*To be done*
Among the lines below, count those with "that". Give the total alone.

*Stored data*
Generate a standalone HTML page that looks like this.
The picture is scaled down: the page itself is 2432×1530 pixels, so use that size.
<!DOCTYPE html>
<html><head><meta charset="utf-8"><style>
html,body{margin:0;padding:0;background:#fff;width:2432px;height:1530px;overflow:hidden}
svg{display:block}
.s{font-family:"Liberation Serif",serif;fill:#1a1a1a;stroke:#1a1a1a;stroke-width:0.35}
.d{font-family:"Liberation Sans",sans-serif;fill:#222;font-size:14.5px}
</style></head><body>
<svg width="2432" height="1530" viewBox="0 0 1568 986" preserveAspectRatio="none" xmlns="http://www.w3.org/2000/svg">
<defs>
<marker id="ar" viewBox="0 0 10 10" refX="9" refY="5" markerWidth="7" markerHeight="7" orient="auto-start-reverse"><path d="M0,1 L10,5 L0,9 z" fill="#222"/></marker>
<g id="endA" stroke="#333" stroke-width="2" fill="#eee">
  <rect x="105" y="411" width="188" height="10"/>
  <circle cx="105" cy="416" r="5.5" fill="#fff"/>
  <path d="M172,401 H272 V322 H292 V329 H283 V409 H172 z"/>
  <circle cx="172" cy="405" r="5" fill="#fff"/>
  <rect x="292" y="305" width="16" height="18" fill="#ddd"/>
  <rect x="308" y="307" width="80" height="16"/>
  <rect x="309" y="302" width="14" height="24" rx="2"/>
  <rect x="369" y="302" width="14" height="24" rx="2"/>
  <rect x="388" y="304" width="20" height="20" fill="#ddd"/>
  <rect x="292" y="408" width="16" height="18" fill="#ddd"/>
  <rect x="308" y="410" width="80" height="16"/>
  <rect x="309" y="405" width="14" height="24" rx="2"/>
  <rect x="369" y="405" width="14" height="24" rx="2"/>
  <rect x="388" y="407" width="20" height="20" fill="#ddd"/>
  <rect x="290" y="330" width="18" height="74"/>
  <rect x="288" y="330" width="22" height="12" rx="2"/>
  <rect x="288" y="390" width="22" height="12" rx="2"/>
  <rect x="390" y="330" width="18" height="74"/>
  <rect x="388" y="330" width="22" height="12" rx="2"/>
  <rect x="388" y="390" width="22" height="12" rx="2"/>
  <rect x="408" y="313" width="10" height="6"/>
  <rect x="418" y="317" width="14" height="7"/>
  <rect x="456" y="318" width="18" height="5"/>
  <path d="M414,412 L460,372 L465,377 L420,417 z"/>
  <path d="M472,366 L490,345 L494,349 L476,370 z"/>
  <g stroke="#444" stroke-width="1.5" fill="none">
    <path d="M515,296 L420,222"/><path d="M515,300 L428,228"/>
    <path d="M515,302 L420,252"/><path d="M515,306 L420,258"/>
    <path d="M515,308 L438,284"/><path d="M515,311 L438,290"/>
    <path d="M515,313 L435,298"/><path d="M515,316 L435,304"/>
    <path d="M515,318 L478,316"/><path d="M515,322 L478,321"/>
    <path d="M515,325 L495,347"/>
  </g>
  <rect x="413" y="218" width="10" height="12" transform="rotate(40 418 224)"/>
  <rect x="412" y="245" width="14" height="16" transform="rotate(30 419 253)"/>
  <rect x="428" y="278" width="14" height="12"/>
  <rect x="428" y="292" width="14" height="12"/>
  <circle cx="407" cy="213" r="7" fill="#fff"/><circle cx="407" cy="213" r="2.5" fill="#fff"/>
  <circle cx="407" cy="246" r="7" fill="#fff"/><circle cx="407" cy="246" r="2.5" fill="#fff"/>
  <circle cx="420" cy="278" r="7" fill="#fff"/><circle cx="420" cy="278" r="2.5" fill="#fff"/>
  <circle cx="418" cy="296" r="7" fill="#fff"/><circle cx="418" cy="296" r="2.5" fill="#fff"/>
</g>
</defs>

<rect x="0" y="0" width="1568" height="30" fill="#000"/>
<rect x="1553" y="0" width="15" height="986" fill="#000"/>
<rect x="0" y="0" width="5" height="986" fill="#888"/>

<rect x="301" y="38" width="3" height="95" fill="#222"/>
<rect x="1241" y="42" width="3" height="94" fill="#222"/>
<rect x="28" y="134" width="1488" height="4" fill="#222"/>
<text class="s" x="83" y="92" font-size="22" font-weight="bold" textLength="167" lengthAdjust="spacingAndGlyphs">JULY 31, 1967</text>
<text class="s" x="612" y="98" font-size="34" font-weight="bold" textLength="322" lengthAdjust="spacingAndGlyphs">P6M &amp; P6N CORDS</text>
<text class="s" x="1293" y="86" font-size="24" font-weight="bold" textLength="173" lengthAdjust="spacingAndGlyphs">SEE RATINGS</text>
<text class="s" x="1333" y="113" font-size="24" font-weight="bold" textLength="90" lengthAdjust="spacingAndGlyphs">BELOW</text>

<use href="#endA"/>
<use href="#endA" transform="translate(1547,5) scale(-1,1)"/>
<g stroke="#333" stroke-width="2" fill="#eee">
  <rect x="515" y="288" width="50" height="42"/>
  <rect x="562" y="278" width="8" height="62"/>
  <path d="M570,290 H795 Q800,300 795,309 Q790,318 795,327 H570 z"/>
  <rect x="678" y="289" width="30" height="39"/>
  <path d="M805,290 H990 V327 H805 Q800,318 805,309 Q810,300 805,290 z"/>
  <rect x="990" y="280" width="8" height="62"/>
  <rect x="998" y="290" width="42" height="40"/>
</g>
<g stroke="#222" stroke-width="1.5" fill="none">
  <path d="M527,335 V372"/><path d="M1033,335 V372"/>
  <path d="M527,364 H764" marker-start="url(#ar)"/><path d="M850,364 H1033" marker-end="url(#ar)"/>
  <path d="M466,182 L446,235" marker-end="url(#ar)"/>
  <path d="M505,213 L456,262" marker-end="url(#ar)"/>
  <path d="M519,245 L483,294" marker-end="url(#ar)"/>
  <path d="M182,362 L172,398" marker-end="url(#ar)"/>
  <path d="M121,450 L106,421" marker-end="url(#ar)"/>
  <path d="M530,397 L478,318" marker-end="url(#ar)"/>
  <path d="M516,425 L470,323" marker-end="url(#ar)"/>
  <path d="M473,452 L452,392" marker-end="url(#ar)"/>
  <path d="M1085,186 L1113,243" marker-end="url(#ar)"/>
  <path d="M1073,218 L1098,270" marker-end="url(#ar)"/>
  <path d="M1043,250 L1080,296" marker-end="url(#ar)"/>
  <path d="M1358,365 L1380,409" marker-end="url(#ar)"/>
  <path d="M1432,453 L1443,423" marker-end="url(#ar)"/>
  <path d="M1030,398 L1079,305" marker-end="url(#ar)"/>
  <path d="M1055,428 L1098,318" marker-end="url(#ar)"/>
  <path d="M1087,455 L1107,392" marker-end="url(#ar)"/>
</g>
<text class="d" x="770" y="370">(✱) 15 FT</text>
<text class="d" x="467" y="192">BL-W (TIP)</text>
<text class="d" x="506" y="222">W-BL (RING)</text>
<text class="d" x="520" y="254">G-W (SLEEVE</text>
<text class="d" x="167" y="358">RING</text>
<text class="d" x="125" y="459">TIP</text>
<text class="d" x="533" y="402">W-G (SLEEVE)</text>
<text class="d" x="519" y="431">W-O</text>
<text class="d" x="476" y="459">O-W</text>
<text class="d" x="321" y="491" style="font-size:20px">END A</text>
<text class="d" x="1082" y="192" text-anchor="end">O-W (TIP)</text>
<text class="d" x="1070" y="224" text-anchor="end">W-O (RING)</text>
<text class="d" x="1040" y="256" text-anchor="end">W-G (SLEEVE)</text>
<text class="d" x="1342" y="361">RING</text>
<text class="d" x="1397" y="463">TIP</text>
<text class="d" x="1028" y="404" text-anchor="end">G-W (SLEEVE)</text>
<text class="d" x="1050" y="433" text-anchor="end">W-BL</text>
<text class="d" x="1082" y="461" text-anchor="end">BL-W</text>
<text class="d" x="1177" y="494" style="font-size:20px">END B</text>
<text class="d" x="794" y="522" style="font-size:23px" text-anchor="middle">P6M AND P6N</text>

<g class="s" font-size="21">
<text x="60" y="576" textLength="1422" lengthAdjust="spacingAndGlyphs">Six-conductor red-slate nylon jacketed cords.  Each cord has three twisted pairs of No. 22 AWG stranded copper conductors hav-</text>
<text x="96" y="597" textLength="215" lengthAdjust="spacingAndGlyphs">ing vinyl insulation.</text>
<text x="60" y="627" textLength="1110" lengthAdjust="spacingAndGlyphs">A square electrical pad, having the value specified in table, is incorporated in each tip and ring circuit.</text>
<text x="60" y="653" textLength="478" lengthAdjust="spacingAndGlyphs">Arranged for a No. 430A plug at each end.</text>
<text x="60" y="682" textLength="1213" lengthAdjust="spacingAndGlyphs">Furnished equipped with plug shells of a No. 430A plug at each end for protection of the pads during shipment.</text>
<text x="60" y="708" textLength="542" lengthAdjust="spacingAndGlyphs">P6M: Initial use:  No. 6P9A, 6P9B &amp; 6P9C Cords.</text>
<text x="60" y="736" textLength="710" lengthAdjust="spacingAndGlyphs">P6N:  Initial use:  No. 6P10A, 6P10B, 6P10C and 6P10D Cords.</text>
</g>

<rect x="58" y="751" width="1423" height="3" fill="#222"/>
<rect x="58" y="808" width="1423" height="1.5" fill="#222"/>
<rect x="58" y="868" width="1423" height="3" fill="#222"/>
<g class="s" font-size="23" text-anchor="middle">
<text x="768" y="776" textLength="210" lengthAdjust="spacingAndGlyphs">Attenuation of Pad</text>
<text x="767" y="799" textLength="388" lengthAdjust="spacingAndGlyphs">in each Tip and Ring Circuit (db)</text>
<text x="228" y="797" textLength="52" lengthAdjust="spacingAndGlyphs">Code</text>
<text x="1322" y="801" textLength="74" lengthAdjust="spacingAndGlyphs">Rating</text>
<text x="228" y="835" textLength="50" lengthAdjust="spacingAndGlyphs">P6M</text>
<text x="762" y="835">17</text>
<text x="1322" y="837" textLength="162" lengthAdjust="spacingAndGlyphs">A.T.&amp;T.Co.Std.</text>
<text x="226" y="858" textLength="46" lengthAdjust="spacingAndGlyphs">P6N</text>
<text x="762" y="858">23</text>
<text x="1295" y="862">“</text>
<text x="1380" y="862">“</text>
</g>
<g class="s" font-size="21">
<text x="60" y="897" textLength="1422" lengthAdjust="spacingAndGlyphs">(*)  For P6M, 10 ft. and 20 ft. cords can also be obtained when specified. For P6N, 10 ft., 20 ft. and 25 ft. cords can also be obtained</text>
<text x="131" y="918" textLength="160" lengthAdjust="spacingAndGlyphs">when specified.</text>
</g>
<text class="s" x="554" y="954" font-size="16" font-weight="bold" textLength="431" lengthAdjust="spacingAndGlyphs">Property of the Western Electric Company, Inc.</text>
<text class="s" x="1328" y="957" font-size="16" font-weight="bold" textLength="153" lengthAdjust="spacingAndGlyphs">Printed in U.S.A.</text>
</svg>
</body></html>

*Response*
2